Inoltre, aveva sottolineato il ministro, “chi supera il concorso, da abilitato, fa un anno di prova e entra in ruolo. I concorsi vengono banditi in base ai posti disponibili e sono nazionali”.

Il ripensamento

A distanza di cento giorni, le cose sono cambiate radicalmente. Anzi, si sono sovvertite.

La mattina del 24 maggio, nel giorno dell’antivigilia del rinnovo delle elezioni europee, lo stesso Bussetti ha annunciato “misure uniche e straordinarie per la stabilizzazione del precariato storico e sì a percorsi abilitanti aperti a tutti coloro che hanno acquisito adeguata esperienza, con selezione in uscita come nel 2013″.

Largo, quindi, a corsi di abilitazione aperti a tutti e a concorsi riservati per tutti coloro che hanno svolto 36 mesi di supplenze con titolo. Con possibilità di concorrere su due regioni diverse.

Ma quali elementi hanno indotto il ministro dell’Istruzione a cambiare totalmente rotta in così breve tempo su una faccenda annosa come quella del precariato, che tra l’altro risulta pure in crescita?

Certamente, ha influito non poco l’accordo dello scorso 24 aprile, quando il premier Giuseppe Conte ha sottoscritto con i sindacati un’intesa nella quale si è stabilito che chi insegna da più di 36 mesi avrebbe potuto contare su percorsi dedicati per l’immissione in ruolo.

Il probabile intervento di Salvini

Ma è anche vero che da quell’accordo è passato un mese.

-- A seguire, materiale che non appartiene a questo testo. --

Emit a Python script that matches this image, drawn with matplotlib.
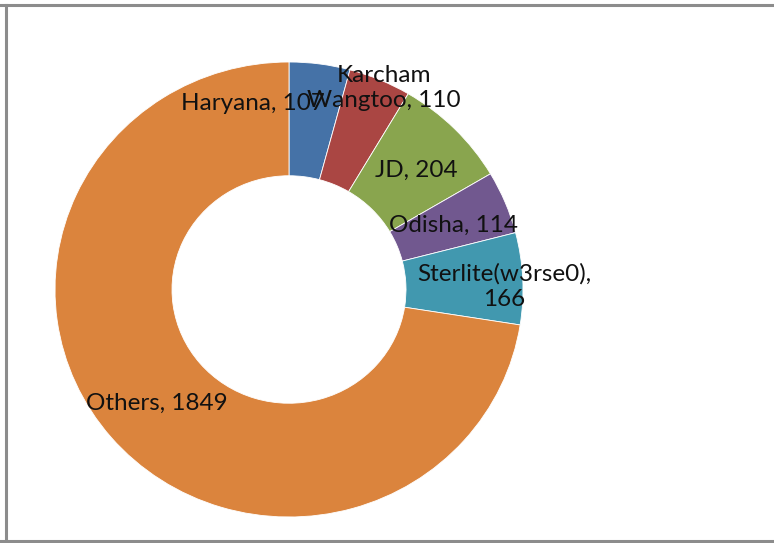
import matplotlib
matplotlib.use("Agg")
import matplotlib.pyplot as plt
from matplotlib.lines import Line2D

names = ["Haryana", "Karcham\nWangtoo", "JD", "Odisha", "Sterlite(w3rse0),\n", "Others"]
values = [107, 110, 204, 114, 166, 1849]
colors = ["#4572A7", "#AA4643", "#89A54E", "#71588F", "#4198AF", "#DB843D"]
# label centres, axes data units
label_pos = [(-0.154, 0.819), (0.406, 0.885), (0.543, 0.524),
             (0.701, 0.282), (0.919, 0.013), (-0.564, -0.502)]

plt.rcParams['font.family'] = ['Lato', 'DejaVu Sans']

fig = plt.figure(figsize=(7.74, 5.43), dpi=100)
ax = fig.add_axes([55 / 774, 26 / 543, 468 / 774, 455 / 543])
ax.pie(values, colors=colors, startangle=90, counterclock=False, radius=1,
       wedgeprops=dict(width=0.5, edgecolor="white", linewidth=0.6))
ax.set_aspect("auto")
ax.set_xlim(-1, 1)
ax.set_ylim(-1, 1)

for name, v, (x, y) in zip(names, values, label_pos):
    if name.endswith("\n"):
        txt = name + str(v)
    else:
        txt = name + ", " + str(v)
    ax.text(x, y, txt, ha="center", va="center", fontsize=17.5, color="#111111",
            multialignment="center", linespacing=1.25)

# chart frame edges (cropped border)
for xs, ys in [((0, 1), (1 - 5 / 543, 1 - 5 / 543)),
               ((6 / 774, 6 / 774), (2 / 543, 1 - 5 / 543)),
               ((0, 1), (2 / 543, 2 / 543))]:
    fig.add_artist(Line2D(xs, ys, color="#8c8c8c", linewidth=2.2))

fig.savefig("out.png", dpi=100)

E alla Tecnica della Scuola non risulta che, in questi ultimi 30 giorni, il ministro si fosse convinto del tutto ad abdicare al concorsone come unico canale di reclutamento.

È probabile che a far cambiare idea al ministro – consigliando la strada dei concorsi riservati e dei corsi di abilitazione – sia stato allora Matteo Salvini: il vicepremier e leader del Carroccio, che sul fronte della scuola è sempre consigliato dal senatore Mario Pittoni, infatti potrebbe avere convinto il ministro a rivedere le sue posizioni.

E non solo per le imminenti elezioni che decideranno quali politici italiani rappresenteranno l’Italia nel Parlamento europeo.

Le ragioni oggettive

Ci sono anche delle ragioni oggettive che possono avere influito sul ripensamento: in questi ultimi mesi, infatti, anche per la messa in pratica dell’anticipo pensionistico Quota 100, il numero di cattedre vacanti è tornato a crescere. E a settembre si rischierà concretamente di vedere assegnate qualcosa come 150 mila supplenze annuali: una circostanza che avrebbe dato l’assist ad opposizioni e sindacati per attaccare il Governo.

In questo modo, invece, con il via libera a concorsi riservati e corsi abilitanti, dal Governo, ma anche dal Miur, si potrà giustamente dire che si la situazione della prossima estate sarà transitoria. In vista di un maxi piano di assunzioni da attuare nel 2020, con molti posti da assegnare ai riservati ai precari storici.